GEORGETOWN (THE STAR/ASIA NEWS NETWORK) - Whenever he hears of communal clashes in Myanmar, Mr Soe Kyaw Kyaw, a factory worker in Georgetown, will stay alert whenever he goes out.
He says there is always the fear that he could be attacked by his countrymen using helmets or being kicked to the ground while cycling on the road.
"It causes anxiety among us whenever there's news about conflict between Muslims and Buddhists in Myanmar," he told The Star at his flat in Taman Juru, Bukit Mertajam.
"There would be confrontation and physical harassment - but not to the extent of taking someone's life."
In recent months, the growing number of Myanmar nationals killed in Penang has caused anxiety among the community and locals here.
Mr Kyaw Kyaw, who has been living here for eight years, says he likes his neighbourhood, but he has heard "horror" stories about his friends staying in other districts.
"Two of my friends were robbed in Bukit Tengah and one of them was killed," said Mr Kyaw Kyaw.
"The one who survived the attack has since flown home," he said, adding that in most instances, fights or arguments between Myanmar nationals only occurred if one was drunk.
Another Myanmar national, Mr Naing Lin, 23, said he felt safe here.
"My four years in Malaysia have been incident-free," he said.
Despite the find of a headless and legless body at a car park near here, joggers and hikers at the Penang Botanic Gardens claimed that the crime rate in Penang was not alarming.
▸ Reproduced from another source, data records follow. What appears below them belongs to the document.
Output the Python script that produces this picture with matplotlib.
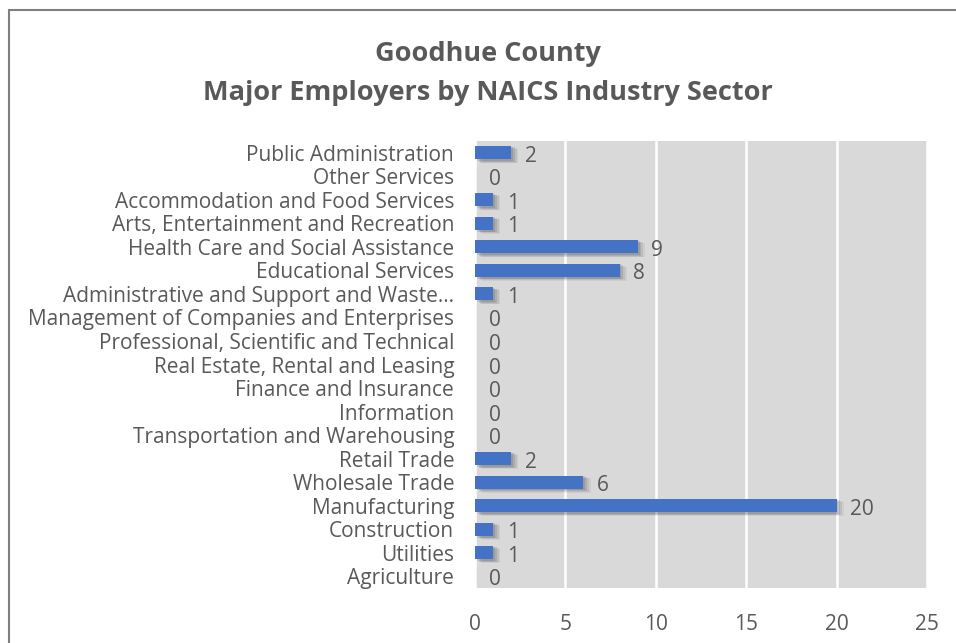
import matplotlib.pyplot as plt
from matplotlib.patches import Rectangle

sectors = [
    "Agriculture", "Utilities", "Construction", "Manufacturing", "Wholesale Trade",
    "Retail Trade", "Transportation and Warehousing", "Information",
    "Finance and Insurance", "Real Estate, Rental and Leasing",
    "Professional, Scientific and Technical", "Management of Companies and Enterprises",
    "Administrative and Support and Waste...", "Educational Services",
    "Health Care and Social Assistance", "Arts, Entertainment and Recreation",
    "Accommodation and Food Services", "Other Services", "Public Administration",
]
employers = [0, 1, 1, 20, 6, 2, 0, 0, 0, 0, 0, 0, 1, 8, 9, 1, 1, 0, 2]
x_ticks = [0, 5, 10, 15, 20, 25]

plt.rcParams['font.family'] = ['Open Sans', 'DejaVu Sans']
text_gray = "#595959"

fig = plt.figure(figsize=(9.56, 6.43), dpi=100)
# chart frame (extends past right/bottom edges like the cropped screenshot)
fig.patches.append(Rectangle((9 / 956, -0.05), 1.2, (643 - 10) / 643 + 0.05,
                             transform=fig.transFigure, fill=False,
                             edgecolor="#7f7f7f", linewidth=1.5))

ax = fig.add_axes([475 / 956, 55 / 643, 452 / 956, 447 / 643])
ax.set_facecolor("#d9d9d9")

y_pos = list(range(len(sectors)))
bar_h = 0.55
# soft shadow behind bars
for dx, dy, a in [(0.4, -0.14, 0.05), (0.3, -0.11, 0.07), (0.2, -0.08, 0.09), (0.1, -0.05, 0.1)]:
    ax.barh([y + dy for y in y_pos], employers, left=[dx if v > 0 else 0 for v in employers],
            height=bar_h + 0.06, color="black", alpha=a, linewidth=0, zorder=2)
ax.barh(y_pos, employers, height=bar_h, color="#4472c4", zorder=3)

for y, v in zip(y_pos, employers):
    ax.text(v + 0.75 if v > 0 else 0.8, y - 0.15, str(v), va="center", ha="left",
            fontsize=15, color=text_gray, zorder=4)

ax.set_xlim(0, 25)
ax.set_ylim(-0.5, len(sectors) - 0.5)
ax.set_xticks(x_ticks)
ax.set_yticks(y_pos)
ax.set_yticklabels(sectors)
ax.tick_params(axis="y", length=0, pad=15, labelsize=15, labelcolor=text_gray)
ax.tick_params(axis="x", length=0, pad=19, labelsize=15, labelcolor=text_gray)
ax.xaxis.grid(True, color="white", linewidth=1.8, zorder=1)
ax.set_axisbelow(True)
for s in ax.spines.values():
    s.set_visible(False)

fig.text(488 / 956, 1 - 54 / 643, "Goodhue County", ha="center", va="center",
         fontsize=19.5, fontweight="bold", color=text_gray)
fig.text(488 / 956, 1 - 93 / 643, "Major Employers by NAICS Industry Sector", ha="center",
         va="center", fontsize=19.5, fontweight="bold", color=text_gray)

fig.savefig("out.png", dpi=100)
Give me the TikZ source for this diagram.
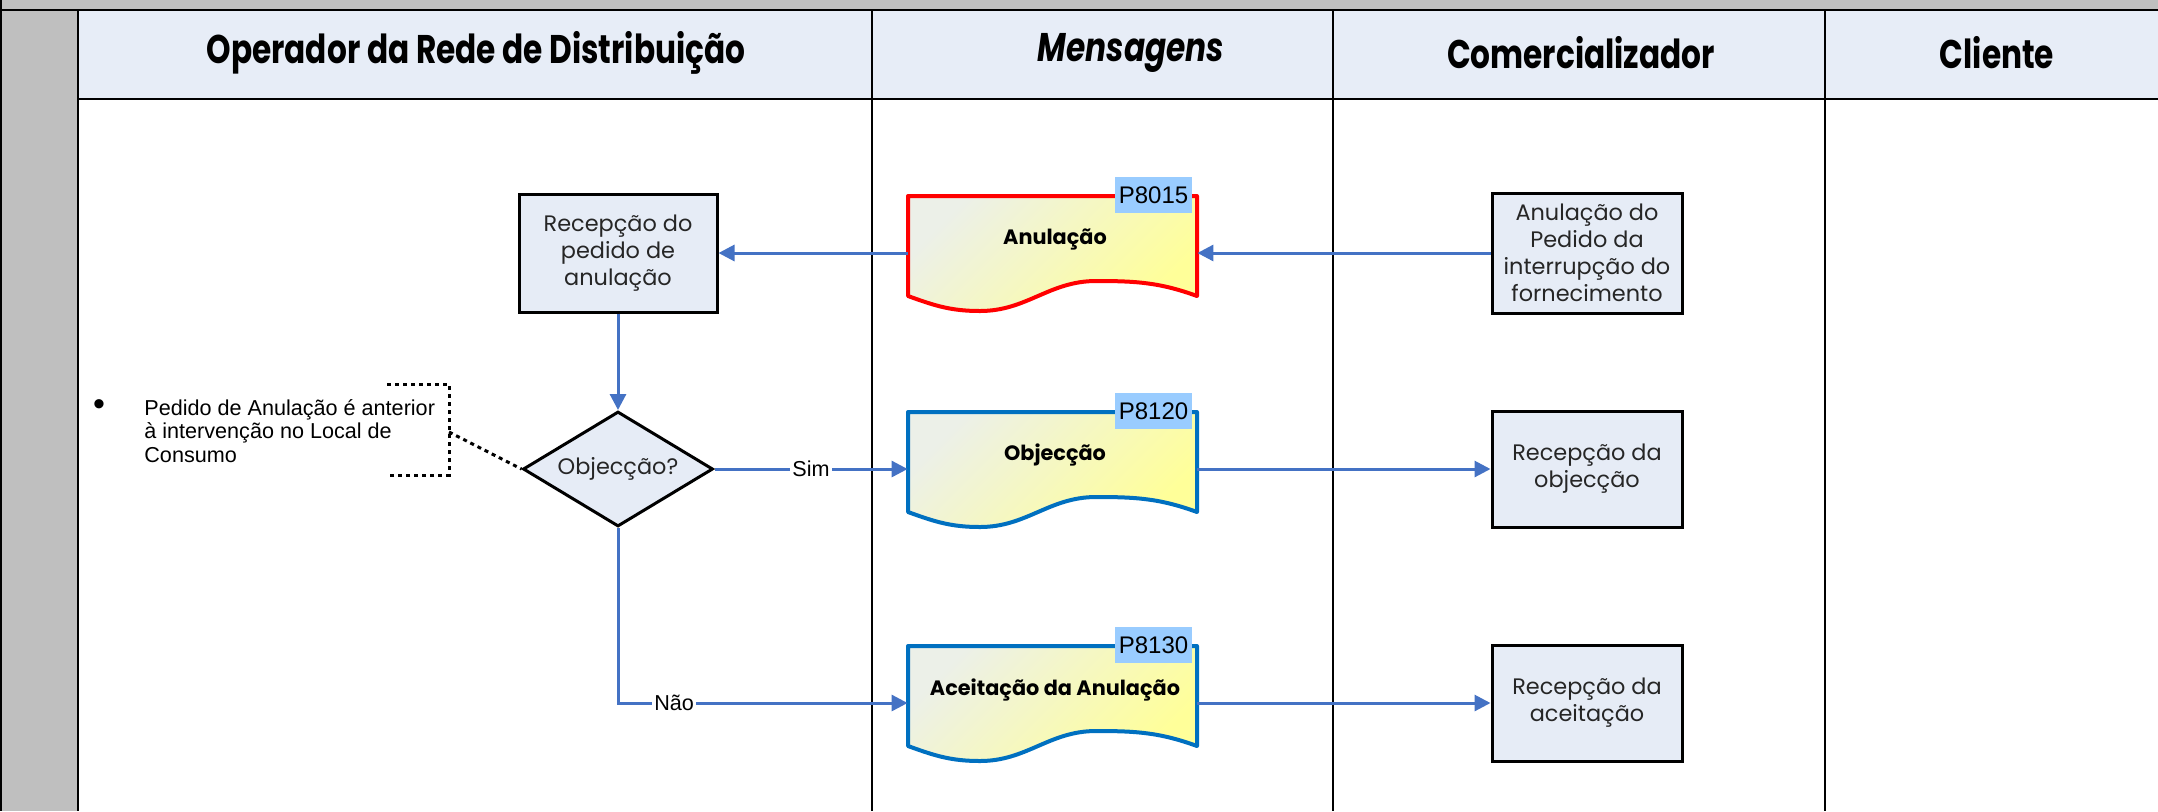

Company administrator Wendy Chong, 26, cited the gruesome murder on Thursday as an isolated case.
"I find it safe to jog here. I come here almost daily and I have never heard of any crime happening in the area - except for this one," she said.
Mr H.C. Lee, 67, said the Botanic Gardens was still his preferred choice for a morning walk.
"The woman had been killed before her body was dumped here," he said.
"If you ask me, I still find the place peaceful."
Fireman Mohd Ali Ahmad, 38, said he even went on hikes at the gardens during the night.
"Policemen often patrol the area," he said.
Police records reveal that since January, 46 murders have been reported here, with 65 per cent or 30 cases involving foreigners.
Of the murdered foreigners, 17 involved Myanmar nationals who had their throats slit.
Penang police chief Senior Deputy Commissioner Wira Abdul Rahim Hanafi told Sunday Star that a special taskforce had been set up to look into the murders.
He called for calm and patience, adding that "the situation is under control".